The Sun Bowl—North Carolina 32, Texas Tech 28—also went tortuously down to the wire. In the Peach, North Carolina State, starring the freshman Buckey twins, showed a refreshing disdain of the field goal and punt and an almost unseemly zest for touchdowns, swamping West Virginia 49-13 and passing like crazy on into the closing seconds. The Astro Bluebonnet presented the effervescent Condredge Holloway (once, improvising, he pitched back to his tight end) leading Tennessee to a 24-3 halftime lead, and LSU—so far from dismayed it did your heart good—turning the tables in the second half for a 24-17 finish that came very close to being much closer than that. Never has there been such hugging and ecstatic jumping around among defenders on both sides as there was in that off-bowl, and Auburn was almost as high spirited while upsetting Colorado 24-3 in the Gator.

Furthermore, on-the-field action aside, who would have missed the sight of Georgia Lieut. Governor Lester Maddox riding in apparent terror atop, a world-champion-caliber walking horse at half-time in the Peach? Who can forget the sudden video-portion manifestation—right amidst the Gator action—of a phalanx of wildly different-sized youths in civilian clothes? Where did they come from? They stepped forward, two by two, as though for introductions, and after a moment Bill Flemming commented: "I am at a loss to tell you what that is."

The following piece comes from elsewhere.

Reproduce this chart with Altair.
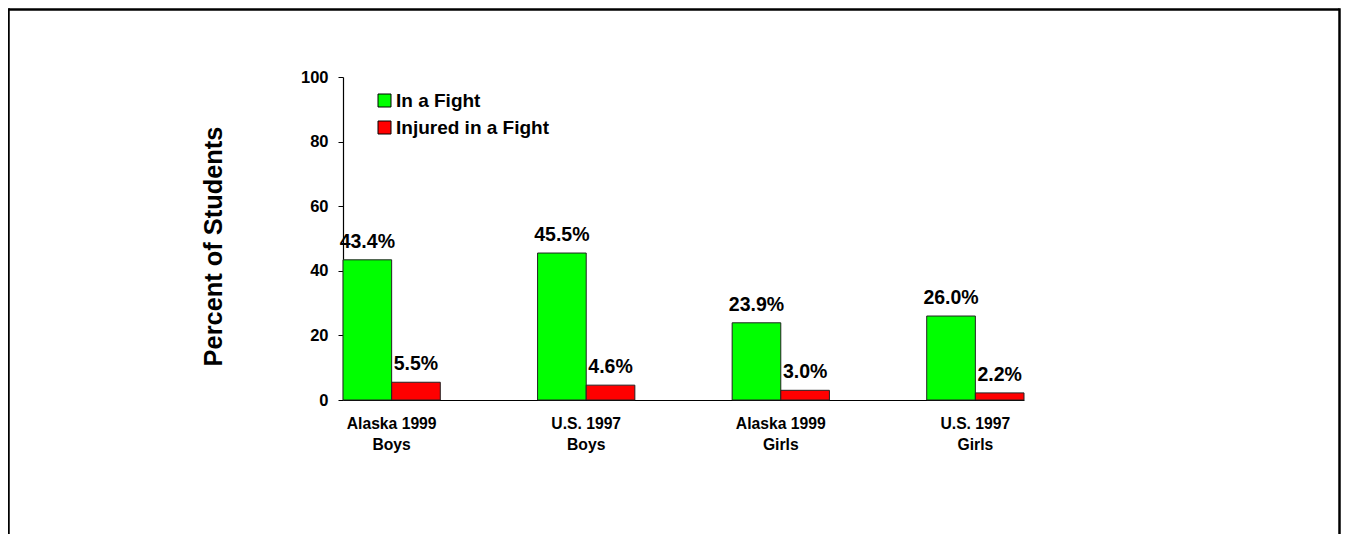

Oh, what the heck. Maybe such moments make it all worthwhile. Maybe the only way to go is onward, and there should be not fewer bowls but more. A Growl Bowl, pitting the nation's two best teams from among all the Tigers and Bulldogs and Nittany Lions and the like. A Jowl Bowl, for those whose coaches have reached a certain age and weight. A Soul Bowl, for church-affiliated powers. (There is already a Pelican Bowl whose winner claims the national black-colleges championship, Grambling won this year, beating North Carolina Central 56-6.) A Hole Bowl, for colleges located in terrible towns. A Toll Bowl, Parole Bowl, Bull Bowl, Foot Bowl, Self-Control Bowl, State Patrol Bowl, Jelly Roll Bowl.

What do you mean, almost awesome, Eddie Doucette?